# Start of Exercise material
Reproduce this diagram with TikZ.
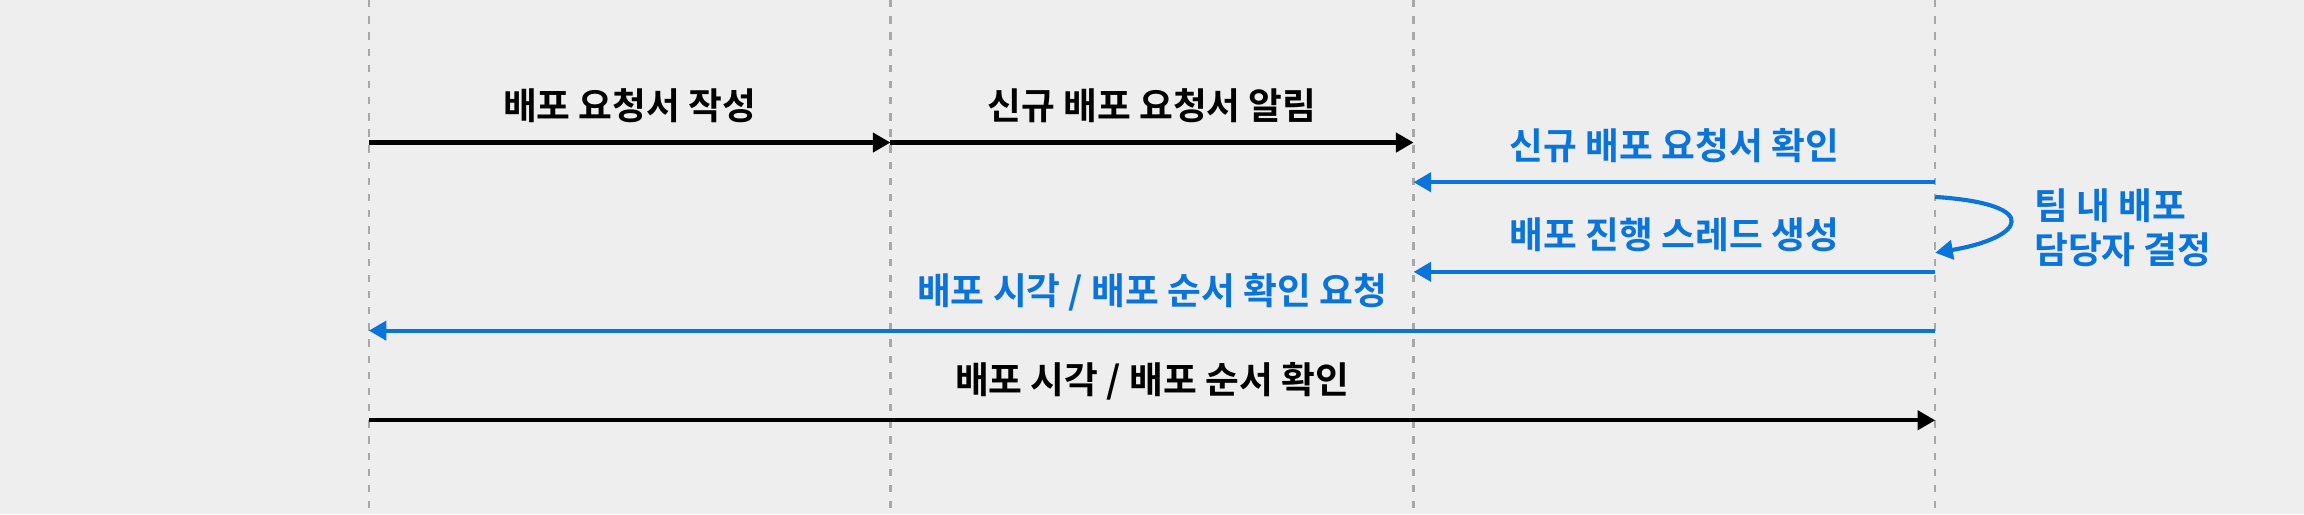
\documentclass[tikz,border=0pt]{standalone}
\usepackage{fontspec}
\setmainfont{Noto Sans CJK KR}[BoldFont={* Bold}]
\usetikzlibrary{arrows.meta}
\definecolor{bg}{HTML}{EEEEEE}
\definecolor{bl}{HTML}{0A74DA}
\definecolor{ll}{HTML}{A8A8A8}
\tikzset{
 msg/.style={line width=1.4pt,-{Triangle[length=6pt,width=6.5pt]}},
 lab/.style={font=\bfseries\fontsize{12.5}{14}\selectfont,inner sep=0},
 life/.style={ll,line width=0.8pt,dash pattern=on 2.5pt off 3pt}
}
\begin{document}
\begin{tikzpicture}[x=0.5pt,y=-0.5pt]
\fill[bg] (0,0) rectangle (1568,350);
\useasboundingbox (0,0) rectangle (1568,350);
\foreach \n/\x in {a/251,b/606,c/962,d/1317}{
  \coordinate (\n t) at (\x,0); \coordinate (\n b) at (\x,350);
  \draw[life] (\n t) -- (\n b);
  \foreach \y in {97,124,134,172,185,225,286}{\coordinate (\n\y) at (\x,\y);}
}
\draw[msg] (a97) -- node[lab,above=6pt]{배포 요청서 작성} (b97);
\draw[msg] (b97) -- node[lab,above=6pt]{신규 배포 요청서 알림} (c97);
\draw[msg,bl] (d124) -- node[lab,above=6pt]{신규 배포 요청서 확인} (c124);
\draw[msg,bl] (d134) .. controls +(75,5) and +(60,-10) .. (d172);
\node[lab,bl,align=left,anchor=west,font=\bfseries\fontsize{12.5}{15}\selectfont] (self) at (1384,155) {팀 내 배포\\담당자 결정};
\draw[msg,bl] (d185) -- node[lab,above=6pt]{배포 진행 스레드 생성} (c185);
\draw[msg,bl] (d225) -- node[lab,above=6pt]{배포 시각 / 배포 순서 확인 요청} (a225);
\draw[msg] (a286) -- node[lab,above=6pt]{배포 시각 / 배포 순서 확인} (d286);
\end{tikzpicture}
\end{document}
# End of Exercise material
# Start of Exercise material
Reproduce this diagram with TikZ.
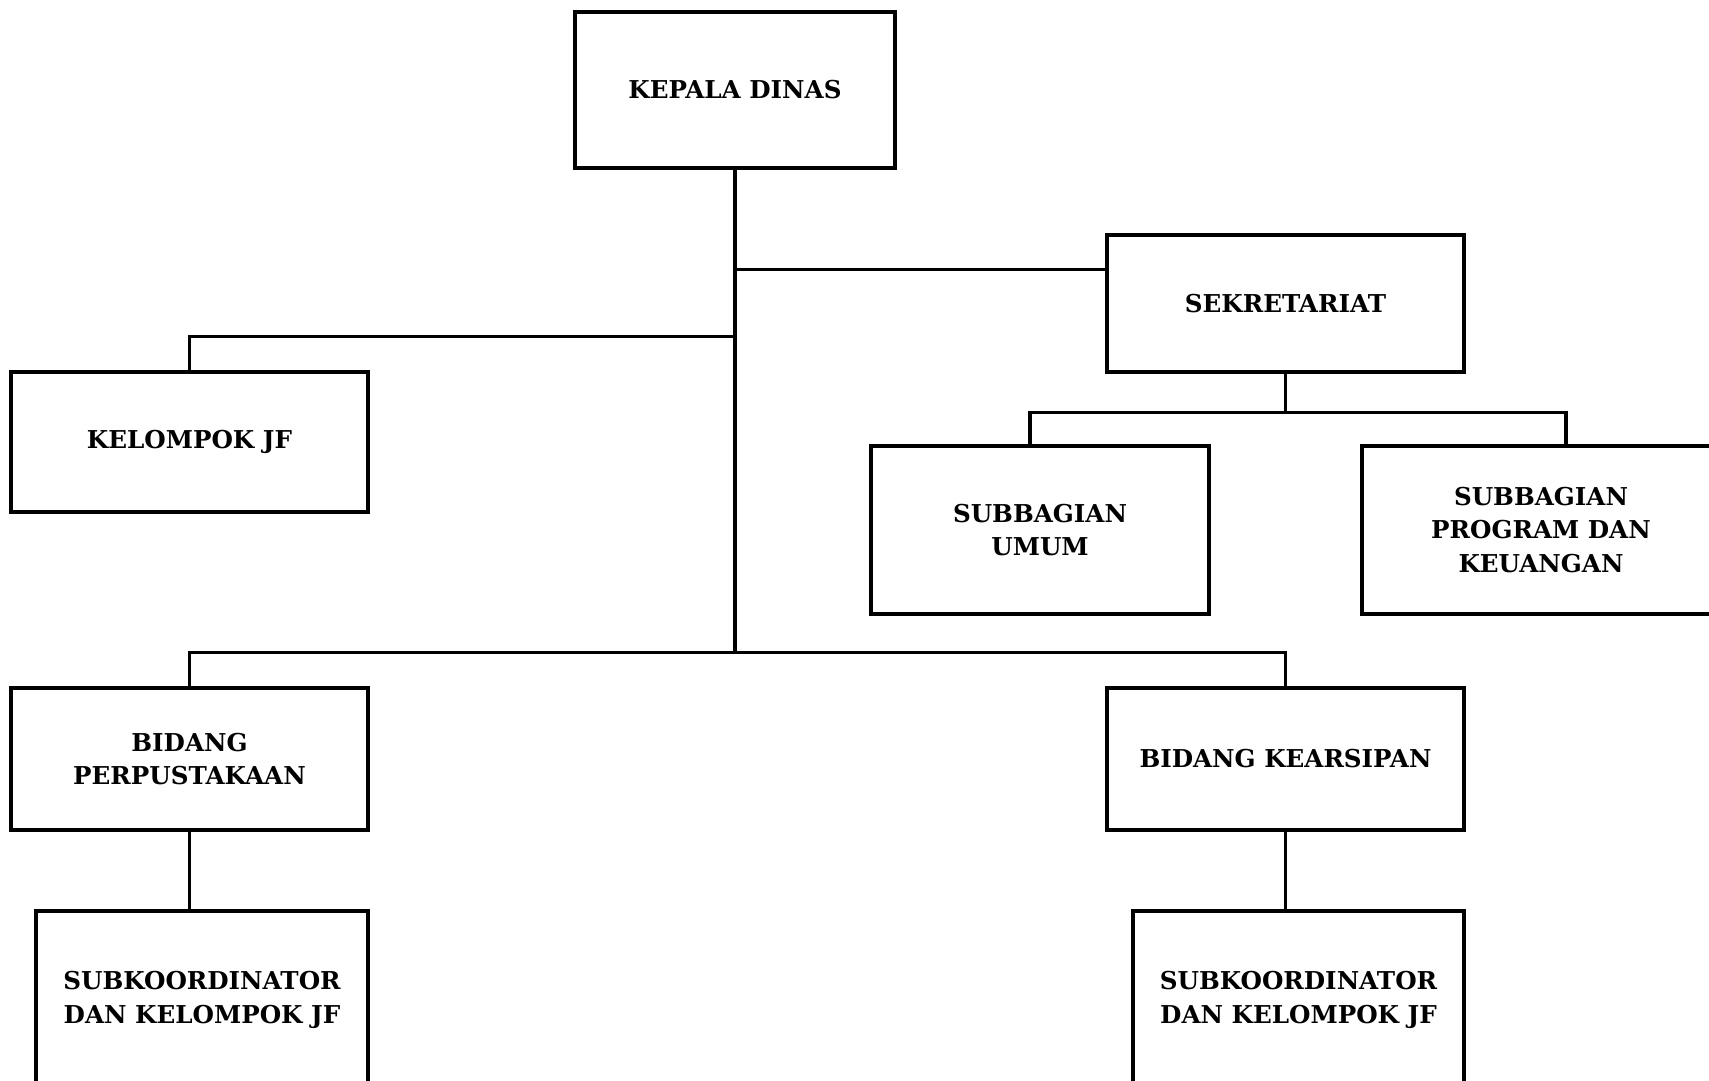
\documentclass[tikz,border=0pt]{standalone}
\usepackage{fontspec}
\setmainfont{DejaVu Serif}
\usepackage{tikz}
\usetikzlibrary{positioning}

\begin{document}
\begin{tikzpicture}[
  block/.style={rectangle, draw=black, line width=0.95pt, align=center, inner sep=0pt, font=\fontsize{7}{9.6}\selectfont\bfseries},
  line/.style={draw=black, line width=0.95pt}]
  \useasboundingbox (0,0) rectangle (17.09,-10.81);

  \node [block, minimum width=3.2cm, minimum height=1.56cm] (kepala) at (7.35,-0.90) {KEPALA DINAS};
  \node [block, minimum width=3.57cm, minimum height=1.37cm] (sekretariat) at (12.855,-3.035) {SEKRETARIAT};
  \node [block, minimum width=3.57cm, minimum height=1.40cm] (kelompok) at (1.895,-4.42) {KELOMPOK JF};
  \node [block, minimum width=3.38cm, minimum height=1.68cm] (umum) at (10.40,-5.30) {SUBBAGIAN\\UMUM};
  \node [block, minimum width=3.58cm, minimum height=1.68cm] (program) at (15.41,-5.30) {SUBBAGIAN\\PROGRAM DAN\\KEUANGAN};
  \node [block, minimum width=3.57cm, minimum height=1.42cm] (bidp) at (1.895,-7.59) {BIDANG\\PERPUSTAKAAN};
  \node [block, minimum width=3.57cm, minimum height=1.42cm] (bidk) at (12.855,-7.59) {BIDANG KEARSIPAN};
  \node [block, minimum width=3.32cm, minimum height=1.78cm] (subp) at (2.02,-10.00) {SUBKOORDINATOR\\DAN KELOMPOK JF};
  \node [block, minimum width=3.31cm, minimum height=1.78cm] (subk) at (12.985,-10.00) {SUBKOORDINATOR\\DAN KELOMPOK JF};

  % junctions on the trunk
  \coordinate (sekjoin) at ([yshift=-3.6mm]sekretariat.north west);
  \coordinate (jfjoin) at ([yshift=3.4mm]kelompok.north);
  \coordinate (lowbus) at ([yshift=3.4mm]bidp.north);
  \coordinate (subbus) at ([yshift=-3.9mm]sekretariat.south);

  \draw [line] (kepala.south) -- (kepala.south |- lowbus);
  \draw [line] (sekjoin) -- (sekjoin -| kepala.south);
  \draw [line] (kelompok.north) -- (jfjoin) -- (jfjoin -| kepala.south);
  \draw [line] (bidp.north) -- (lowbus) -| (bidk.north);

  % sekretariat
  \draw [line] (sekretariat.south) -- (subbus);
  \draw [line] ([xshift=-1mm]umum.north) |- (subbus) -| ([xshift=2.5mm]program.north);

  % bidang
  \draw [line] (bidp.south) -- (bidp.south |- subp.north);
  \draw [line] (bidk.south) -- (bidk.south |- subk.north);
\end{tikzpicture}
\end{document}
# End of Exercise material
# Start of Exercise material
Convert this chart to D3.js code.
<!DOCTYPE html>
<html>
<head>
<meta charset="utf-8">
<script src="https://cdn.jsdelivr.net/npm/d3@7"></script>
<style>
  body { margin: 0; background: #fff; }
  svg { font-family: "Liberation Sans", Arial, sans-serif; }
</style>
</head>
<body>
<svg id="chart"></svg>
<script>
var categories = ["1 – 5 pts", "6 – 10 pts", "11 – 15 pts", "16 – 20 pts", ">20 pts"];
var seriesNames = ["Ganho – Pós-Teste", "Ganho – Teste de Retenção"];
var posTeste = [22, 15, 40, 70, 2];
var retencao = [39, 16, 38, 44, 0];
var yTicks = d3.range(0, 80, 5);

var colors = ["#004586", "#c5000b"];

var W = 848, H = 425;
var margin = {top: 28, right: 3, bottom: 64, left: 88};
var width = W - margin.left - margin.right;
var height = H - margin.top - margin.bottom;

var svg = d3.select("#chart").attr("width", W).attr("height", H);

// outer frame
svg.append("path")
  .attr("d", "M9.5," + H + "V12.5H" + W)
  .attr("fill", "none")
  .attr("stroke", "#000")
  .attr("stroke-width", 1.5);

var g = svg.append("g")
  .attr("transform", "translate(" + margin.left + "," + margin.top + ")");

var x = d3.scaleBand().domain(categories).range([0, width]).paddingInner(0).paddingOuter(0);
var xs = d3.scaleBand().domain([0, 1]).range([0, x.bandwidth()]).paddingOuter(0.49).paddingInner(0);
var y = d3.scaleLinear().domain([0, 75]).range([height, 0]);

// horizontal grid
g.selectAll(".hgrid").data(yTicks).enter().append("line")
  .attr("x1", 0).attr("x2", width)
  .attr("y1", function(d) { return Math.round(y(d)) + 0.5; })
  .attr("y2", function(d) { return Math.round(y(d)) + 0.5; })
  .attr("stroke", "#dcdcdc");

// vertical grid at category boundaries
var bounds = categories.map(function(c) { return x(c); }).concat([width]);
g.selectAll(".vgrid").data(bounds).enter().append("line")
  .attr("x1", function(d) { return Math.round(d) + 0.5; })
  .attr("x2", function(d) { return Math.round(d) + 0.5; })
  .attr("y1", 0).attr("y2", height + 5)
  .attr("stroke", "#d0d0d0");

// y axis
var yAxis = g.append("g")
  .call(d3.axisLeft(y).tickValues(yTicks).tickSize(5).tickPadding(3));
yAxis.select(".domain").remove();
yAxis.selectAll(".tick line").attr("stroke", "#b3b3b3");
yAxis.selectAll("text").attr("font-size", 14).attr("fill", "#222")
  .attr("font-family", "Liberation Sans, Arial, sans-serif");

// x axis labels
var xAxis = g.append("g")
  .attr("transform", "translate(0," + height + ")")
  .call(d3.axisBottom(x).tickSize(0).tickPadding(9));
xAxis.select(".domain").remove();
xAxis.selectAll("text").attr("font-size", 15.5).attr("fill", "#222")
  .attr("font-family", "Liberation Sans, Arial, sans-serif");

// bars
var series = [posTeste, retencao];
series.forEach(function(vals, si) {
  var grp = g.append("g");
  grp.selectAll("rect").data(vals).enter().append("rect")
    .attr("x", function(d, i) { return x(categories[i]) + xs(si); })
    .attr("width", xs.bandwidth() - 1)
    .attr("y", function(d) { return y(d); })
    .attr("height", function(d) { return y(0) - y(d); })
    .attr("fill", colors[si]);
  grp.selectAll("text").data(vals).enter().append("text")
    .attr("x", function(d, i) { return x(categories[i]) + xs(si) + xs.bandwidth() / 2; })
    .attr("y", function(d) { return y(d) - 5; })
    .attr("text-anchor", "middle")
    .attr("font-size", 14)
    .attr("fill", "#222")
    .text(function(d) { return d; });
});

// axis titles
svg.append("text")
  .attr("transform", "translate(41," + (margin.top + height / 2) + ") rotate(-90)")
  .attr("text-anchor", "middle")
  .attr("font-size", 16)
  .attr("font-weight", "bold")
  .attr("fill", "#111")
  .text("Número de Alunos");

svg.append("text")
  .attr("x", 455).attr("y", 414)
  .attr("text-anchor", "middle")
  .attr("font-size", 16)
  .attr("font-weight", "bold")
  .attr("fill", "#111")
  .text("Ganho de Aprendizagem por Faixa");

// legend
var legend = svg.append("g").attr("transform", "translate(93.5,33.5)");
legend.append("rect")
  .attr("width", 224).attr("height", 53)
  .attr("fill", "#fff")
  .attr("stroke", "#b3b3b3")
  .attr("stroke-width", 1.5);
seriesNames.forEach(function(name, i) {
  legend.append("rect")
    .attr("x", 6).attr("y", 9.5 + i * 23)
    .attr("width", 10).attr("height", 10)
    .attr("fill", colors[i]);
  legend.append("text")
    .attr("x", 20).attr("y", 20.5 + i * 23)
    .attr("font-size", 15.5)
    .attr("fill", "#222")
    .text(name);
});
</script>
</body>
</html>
# End of Exercise material
▶ _Your instructions_: Search the preceding listing for "chart" and extract every line where it is found.

▶ _Task response_:
Convert this chart to D3.js code.
<svg id="chart"></svg>
var svg = d3.select("#chart").attr("width", W).attr("height", H);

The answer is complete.